Nampaknya peribahasa “lempar batu sembunyi tangan” cocok untuk disematkan pada permasalahan ini. BNPT mengatakan bahwa pihaknya tak berwenang untuk melakukan penutupan terhadap sebuah situs dan melimpahkannya pada Kementrian Kominfo sebagai decision-maker. Di sisi lain, Kementrian Kominfo sebagai regulator mengklaim pihaknya hanya menjalankan tugas ataupun mandat dari BNPT yang telah merekomendasikan sejumlah situs tersebut agar diblokir. Kalau kedua pihak tersebut saling menyalahkan, lantas siapa yang harus kita percaya?
Kedua pihak baik BNPT ataupun Kementrian Kominfo memang terlihat saling melemparkan tanggungjawab satu sama lain. Kurangnya komunikasi diantara kedua pihak dinilai menjadi pemicu terjadinya saling tuduh-menuduh ini. Padahal apabila kita berusaha sedikit lebih dewasa dalam menanggapi permasalahan ini, sebenarnya yang diinginkan masyarakat bukanlah mengetahui siapa dalang di balik semua ini, melainkan penjelasan lebih lanjut perihal mengapa situs-situs Islam tersebut harus diblokir. Kurangnya penjelasan serta pengertian pada masyarakat membuat masyarakat bertanya-bertanya terhadap sikap yang diambil pemerintah.
Bahkan sebagian besar masyarakat yang menentang peraturan Menkominfo No 19 Tahun 2014 tersebut, menilai empat kriteria situs yang dianggap radikal versi BNPT itu kurang valid. Beberapa menilai unsur radikal yang disebutkan dalam kriteria tersebut kurang spesifik dan terkesan asal-asalan. Adapula segelintir masyarakat yang menganggap bahwa Kementrian Kominfo hanya menerima “titipan” dari pihak tertentu.
Lebih parahnya lagi, akibat ketidakjelasan persoalan ini, telah terbentuk semacam opini publik bahwa pemerintahan yang dipimpin oleh Jokowi-JK saat ini ingin menyebarkan sindrom Islamophobia lewat pemblokiran situs-situs tersebut. Maka dari itu ada baiknya pemerintah lewat Kementrian Kominfo melakukan klarifikasi pada masyarakat sebelum stigma tersebut berkembang semakin meluas.
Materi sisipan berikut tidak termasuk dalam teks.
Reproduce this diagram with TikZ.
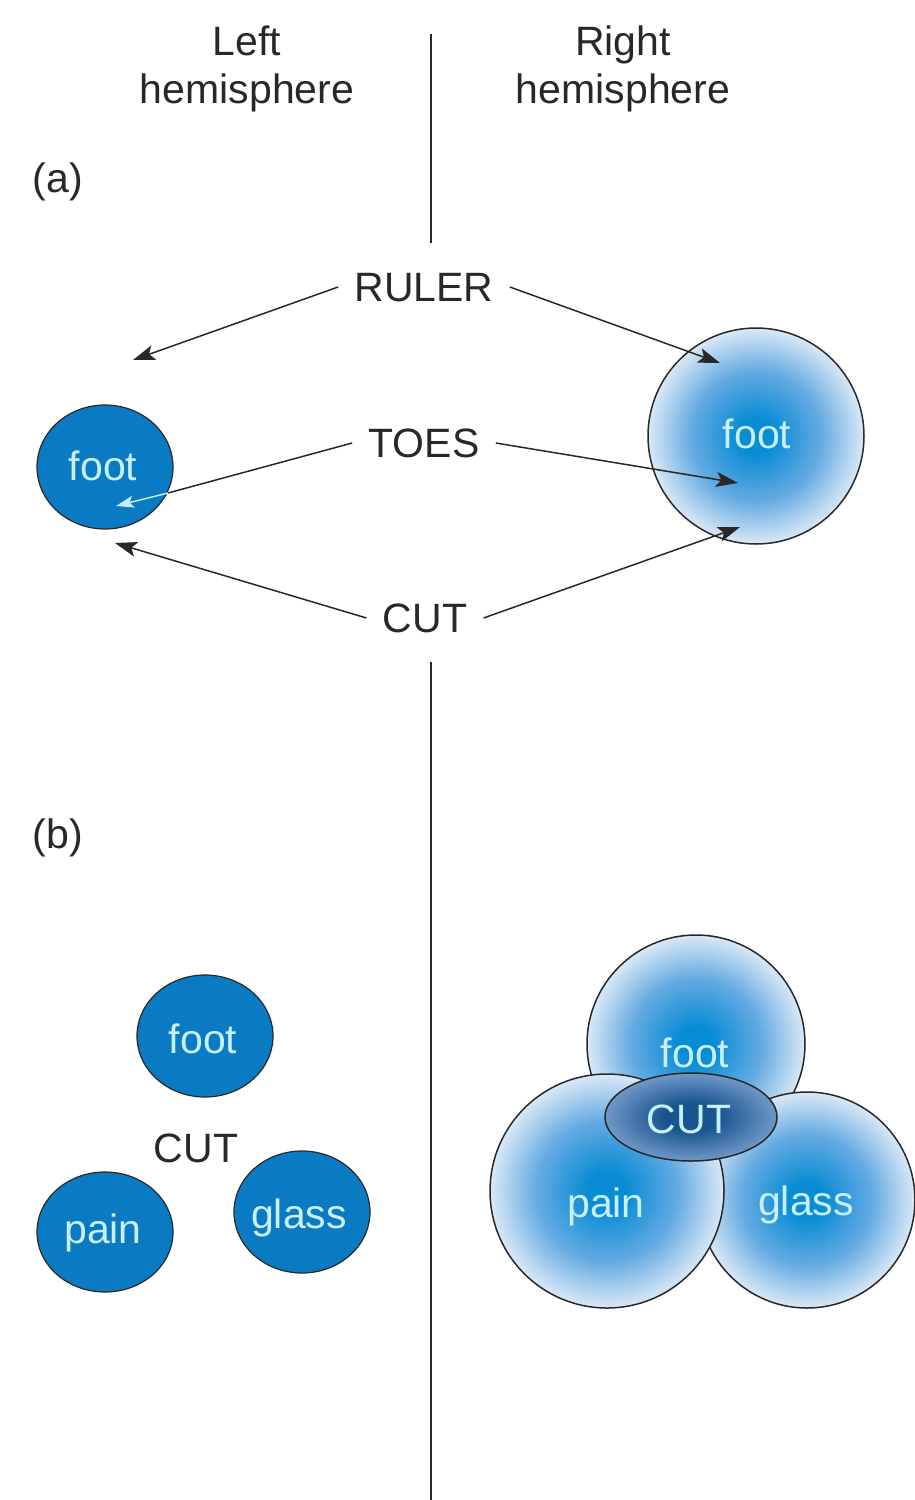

Kedua belah pihak, BNPT dan Kementrian Kominfo perlu duduk bersama agar kesalahpahaman ini tidak menjalar ke permasalahan lain. BNPT selaku pihak yang merekomendasikan situs-situs radikal ini perlu mejelaskan secara komprehensif serta mendetail pada masyarakat perihal alasannya mengapa mengkalisifikasikan 22 media Islam tersebut disebut radikal. Sedangkan Kementrian Kominfo seharusnya tidak mengambil langkah ekstrim dengan langsung memblokir situs-situs yang direkomendisikan tanpa mengkaji kembali isi dari situs-situs tersebut. Menkominfo seharusnya memberikan peringatan terlebih dahulu pada pemilik situs yang dianggap radikal itu sebelum akhirnya memutuskan untuk memblokir.
Sementara itu, kita sebagai masyarakat seharusnya lebih teliti dan cermat dalam menanggapi isu-isu semacam ini. Karena apabila kita kurang cermat dalam menanggapi isu ini, maka bukan tidak mungkin ada pihak-pihak tertentu yang memanfaatkan keadaan ini untuk memecah belah kesatuan NKRI.